(Stored data)
◆ ◆ ◆ ◆ ◆

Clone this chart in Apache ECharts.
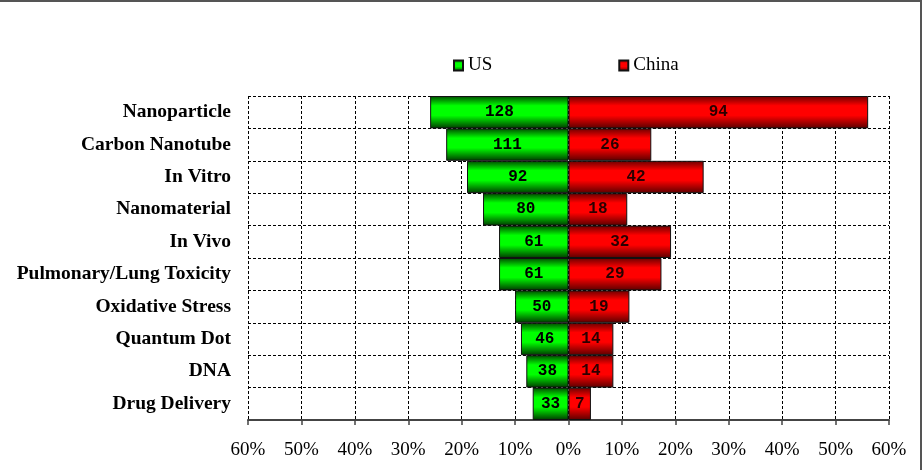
<!DOCTYPE html>
<html>
<head>
<meta charset="utf-8">
<script src="https://cdn.jsdelivr.net/npm/echarts@6/dist/echarts.min.js"></script>
<style>
  html, body { margin: 0; padding: 0; background: #fff; }
  #frame {
    width: 922px;
    height: 470px;
    box-sizing: border-box;
    border-top: 2px solid #555;
    border-right: 2px solid #555;
  }
  #chart { width: 920px; height: 468px; }
</style>
</head>
<body>
<div id="frame"><div id="chart"></div></div>
<script>
const categories = [
  "Nanoparticle",
  "Carbon Nanotube",
  "In Vitro",
  "Nanomaterial",
  "In Vivo",
  "Pulmonary/Lung Toxicity",
  "Oxidative Stress",
  "Quantum Dot",
  "DNA",
  "Drug Delivery",
];

// counts printed on the bars
const usCounts = [128, 111, 92, 80, 61, 61, 50, 46, 38, 33];
const chinaCounts = [94, 26, 42, 18, 32, 29, 19, 14, 14, 7];

// bar lengths (% share)
const usShare = [25.9, 22.9, 19.0, 16.0, 13.0, 13.0, 10.0, 8.9, 7.9, 6.7];
const chinaShare = [56.1, 15.5, 25.3, 11.0, 19.2, 17.4, 11.4, 8.4, 8.4, 4.2];

const xTicks = [-60, -50, -40, -30, -20, -10, 0, 10, 20, 30, 40, 50, 60];

const serif = "'Liberation Serif', 'DejaVu Serif', serif";

const tube = (edgeTop, mid, edgeBottom) =>
  new echarts.graphic.LinearGradient(0, 0, 0, 1, [
    { offset: 0, color: edgeTop },
    { offset: 0.3, color: mid },
    { offset: 0.6, color: mid },
    { offset: 1, color: edgeBottom },
  ]);

const green = tube("#004800", "#00ff00", "#003a00");
const red = tube("#6a0000", "#ff0000", "#5a0000");

const barLabel = (counts, color) => ({
  show: true,
  position: "inside",
  fontFamily: "'Liberation Mono', 'DejaVu Sans Mono', monospace",
  fontWeight: "bold",
  fontSize: 16,
  color,
  formatter: (p) => String(counts[p.dataIndex]),
});

const chart = echarts.init(document.getElementById("chart"), undefined, {
  renderer: "canvas",
});

chart.setOption({
  animation: false,
  legend: {
    left: 448,
    top: 49,
    itemWidth: 9,
    itemHeight: 10,
    itemGap: 126,
    icon: "rect",
    textStyle: { fontFamily: serif, fontSize: 19, color: "#000" },
    data: ["US", "China"],
  },
  grid: {
    left: 248,
    right: 31,
    top: 94,
    bottom: 50,
    containLabel: false,
  },
  xAxis: {
    type: "value",
    min: -60,
    max: 60,
    interval: 10,
    axisLabel: {
      fontFamily: serif,
      fontSize: 19,
      color: "#000",
      margin: 21,
      formatter: (v) => (xTicks.includes(v) ? Math.abs(v) + "%" : ""),
    },
    axisLine: { show: true, onZero: false, lineStyle: { color: "#444", width: 2 } },
    axisTick: { show: true, length: 5, lineStyle: { color: "#444", width: 1.5 } },
    splitLine: {
      show: true,
      lineStyle: { color: "#000", type: [3, 2], width: 1 },
    },
  },
  yAxis: {
    type: "category",
    data: categories,
    inverse: true,
    axisLine: { show: false },
    axisTick: { show: false },
    axisLabel: {
      fontFamily: serif,
      fontWeight: "bold",
      fontSize: 19.5,
      color: "#000",
      margin: 17,
    },
    splitLine: {
      show: true,
      lineStyle: { color: "#000", type: [3, 2], width: 1 },
    },
  },
  series: [
    {
      name: "US",
      type: "bar",
      stack: "total",
      barWidth: "100%",
      data: usShare.map((v) => -v),
      itemStyle: { color: green, borderColor: "#111", borderWidth: 1 },
      label: barLabel(usCounts, "#000"),
    },
    {
      name: "China",
      type: "bar",
      stack: "total",
      barWidth: "100%",
      data: chinaShare,
      itemStyle: { color: red, borderColor: "#111", borderWidth: 1 },
      label: barLabel(chinaCounts, "#2a0000"),
    },
  ],
});
</script>
</body>
</html>
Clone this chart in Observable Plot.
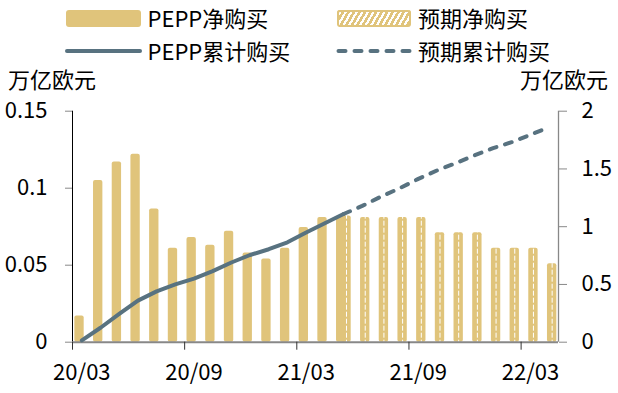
<!DOCTYPE html>
<html><head><meta charset="utf-8">
<script src="https://cdn.jsdelivr.net/npm/d3@7"></script>
<script src="https://cdn.jsdelivr.net/npm/@observablehq/plot@0.6"></script>
<style>
body{margin:0;background:#fff;}
#wrap{position:relative;width:618px;height:393px;font-family:"Noto Sans CJK SC",sans-serif;color:#000;overflow:hidden;}
.t{position:absolute;font-size:22px;line-height:22px;white-space:nowrap;}
.sw{position:absolute;}
#chart{position:absolute;left:0;top:0;}
</style></head><body><div id="wrap"><div id="chart"></div></div>
<script>
// ---- data ----
const months = ["20/03","20/04","20/05","20/06","20/07","20/08","20/09","20/10","20/11","20/12",
  "21/01","21/02","21/03","21/04","21/05","21/06","21/07","21/08","21/09","21/10","21/11","21/12",
  "22/01","22/02","22/03","22/04"];
const xTickLabels = ["20/03","20/09","21/03","21/09","22/03"];
const leftTicks = [0, 0.05, 0.1, 0.15];
const rightTicks = [0, 0.5, 1, 1.5, 2];
const rightTickLabels = ["0","0.5","1","1.5","2"];
// PEPP net purchases (left axis, 万亿欧元), 20/03 .. 21/05
const netPurchase = [0.017,0.105,0.117,0.122,0.0865,0.061,0.068,0.063,0.072,0.058,0.054,0.061,0.0745,0.081,0.081];
// expected net purchases, 21/05 .. 22/04
const expectedNet = [0.082,0.081,0.081,0.081,0.081,0.071,0.071,0.071,0.061,0.061,0.061,0.051];
// PEPP cumulative purchases (right axis), 20/03 .. 21/05
const cumPurchase = [0.015,0.125,0.245,0.36,0.44,0.5,0.55,0.615,0.69,0.755,0.805,0.865,0.95,1.03,1.11];
// expected cumulative purchases, 21/05 .. 22/04
const expectedCum = [1.11,1.18,1.26,1.333,1.414,1.487,1.55,1.617,1.68,1.732,1.796,1.862];
const seriesNames = ["PEPP净购买","预期净购买","PEPP累计购买","预期累计购买"];
const unitLabel = "万亿欧元";

// ---- build tables ----
const startForecast = months.indexOf("21/05");
const netT = netPurchase.map((v,i)=>({k:i, v}));
const expNetT = expectedNet.map((v,i)=>({k:i+startForecast, v}));
const cumT = cumPurchase.map((v,i)=>({k:i, v}));
const expCumT = expectedCum.map((v,i)=>({k:i+startForecast, v}));
const ratio = 0.15/2; // right axis -> left axis

const gold = "#E0C47B", slate = "#587280";
const font = "'Noto Sans CJK SC', sans-serif";

const chart = Plot.plot({
  width: 618, height: 393,
  marginLeft: 72, marginRight: 60, marginTop: 110.7, marginBottom: 51.3,
  style: {fontFamily: font, fontSize: "22px", color: "#000", background: "transparent", overflow: "visible"},
  x: {type: "linear", domain: [0, months.length], axis: null},
  y: {domain: [0, 0.15], axis: null},
  marks: [
    Plot.rectY(netT, {x1: d=>d.k+0.125, x2: d=>d.k+0.625, y1: 0, y2: "v", fill: gold, rx: 2}),
    Plot.rectY(expNetT, {x1: d=>d.k+0.41, x2: d=>d.k+0.91, y1: 0, y2: "v", fill: gold, rx: 2}),
    Plot.ruleX(expNetT, {x: d=>d.k+0.66, y1: 0, y2: "v", stroke: "#fff", strokeWidth: 1, strokeDasharray: "5,2", insetTop: 3}),
    // axes lines
    Plot.ruleX([0], {y1: 0, y2: 0.15, stroke: "#000", strokeWidth: 1}),
    Plot.ruleX([months.length], {y1: 0, y2: 0.15, stroke: "#888", strokeWidth: 1.3}),
    Plot.ruleY([0], {stroke: "#888", strokeWidth: 2}),
    // left axis
    Plot.axisY({anchor: "left", ticks: leftTicks, tickSize: 7, tickPadding: 18, stroke: "#888", fill: "#000",
      tickFormat: d => leftTicks.indexOf(d) === 0 ? "0" : String(d), label: null}),
    // right axis
    Plot.axisY({anchor: "right", ticks: rightTicks.map(v=>v*ratio), tickSize: 8, tickPadding: 15, stroke: "#888", fill: "#000",
      tickFormat: (d,i) => rightTickLabels[i], label: null}),
    // x axis ticks at category boundaries
    Plot.axisX({ticks: xTickLabels.map(l=>months.indexOf(l)), tickSize: 8, stroke: "#333", tickFormat: () => "", label: null}),
    // x labels at category centres
    Plot.axisX({ticks: xTickLabels.map(l=>months.indexOf(l)+0.5), tickSize: 0, tickPadding: 22, fill: "#000",
      tickFormat: d => months[Math.floor(d)], label: null}),
    // cumulative lines
    Plot.line(expCumT, {x: d=>d.k+0.5, y: d=>d.v*ratio, stroke: slate, strokeWidth: 4, strokeDasharray: "7,9", strokeLinecap: "round"}),
    Plot.line(cumT, {x: d=>d.k+0.5, y: d=>d.v*ratio, stroke: slate, strokeWidth: 4, strokeLinecap: "round", strokeLinejoin: "round"})
  ]
});
document.getElementById("chart").appendChild(chart);

// ---- legend & unit labels (HTML) ----
const wrap = document.getElementById("wrap");
function add(html){ const d=document.createElement("div"); d.innerHTML=html; wrap.appendChild(d.firstChild); }
add(`<div class="sw" style="left:66px;top:10px;width:75px;height:16.5px;border-radius:3px;background:${gold}"></div>`);
add(`<div class="sw" style="left:337px;top:10px;width:74px;height:16.5px;border-radius:3px;background:repeating-linear-gradient(120deg, ${gold} 0 2.6px, #fff 2.6px 4.8px);box-shadow:inset 0 0 0 2px ${gold}"></div>`);
add(`<svg class="sw" style="left:64px;top:46px" width="80" height="10"><line x1="3" y1="5" x2="76" y2="5" stroke="${slate}" stroke-width="4" stroke-linecap="round"/></svg>`);
add(`<svg class="sw" style="left:335px;top:46px" width="80" height="10"><line x1="3.5" y1="5" x2="75" y2="5" stroke="${slate}" stroke-width="4" stroke-linecap="round" stroke-dasharray="7,9"/></svg>`);
add(`<div class="t" style="left:147.5px;top:6px">${seriesNames[0]}</div>`);
add(`<div class="t" style="left:418px;top:6px">${seriesNames[1]}</div>`);
add(`<div class="t" style="left:147.5px;top:38.5px">${seriesNames[2]}</div>`);
add(`<div class="t" style="left:418px;top:38.5px">${seriesNames[3]}</div>`);
add(`<div class="t" style="left:8px;top:67px">${unitLabel}</div>`);
add(`<div class="t" style="right:10px;top:67px">${unitLabel}</div>`);
</script></body></html>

◆ ◆ ◆ ◆ ◆

_EXERCISE DIRECTIONS_:
Write out again, exactly, the lines from the start of the listing up to the line containing "40, 50, 60];", with both ends and without pictures.

_EXERCISE RESULT_:
Clone this chart in Apache ECharts.
<!DOCTYPE html>
<html>
<head>
<meta charset="utf-8">
<script src="https://cdn.jsdelivr.net/npm/echarts@6/dist/echarts.min.js"></script>
<style>
  html, body { margin: 0; padding: 0; background: #fff; }
  #frame {
    width: 922px;
    height: 470px;
    box-sizing: border-box;
    border-top: 2px solid #555;
    border-right: 2px solid #555;
  }
  #chart { width: 920px; height: 468px; }
</style>
</head>
<body>
<div id="frame"><div id="chart"></div></div>
<script>
const categories = [
  "Nanoparticle",
  "Carbon Nanotube",
  "In Vitro",
  "Nanomaterial",
  "In Vivo",
  "Pulmonary/Lung Toxicity",
  "Oxidative Stress",
  "Quantum Dot",
  "DNA",
  "Drug Delivery",
];

// counts printed on the bars
const usCounts = [128, 111, 92, 80, 61, 61, 50, 46, 38, 33];
const chinaCounts = [94, 26, 42, 18, 32, 29, 19, 14, 14, 7];

// bar lengths (% share)
const usShare = [25.9, 22.9, 19.0, 16.0, 13.0, 13.0, 10.0, 8.9, 7.9, 6.7];
const chinaShare = [56.1, 15.5, 25.3, 11.0, 19.2, 17.4, 11.4, 8.4, 8.4, 4.2];

const xTicks = [-60, -50, -40, -30, -20, -10, 0, 10, 20, 30, 40, 50, 60];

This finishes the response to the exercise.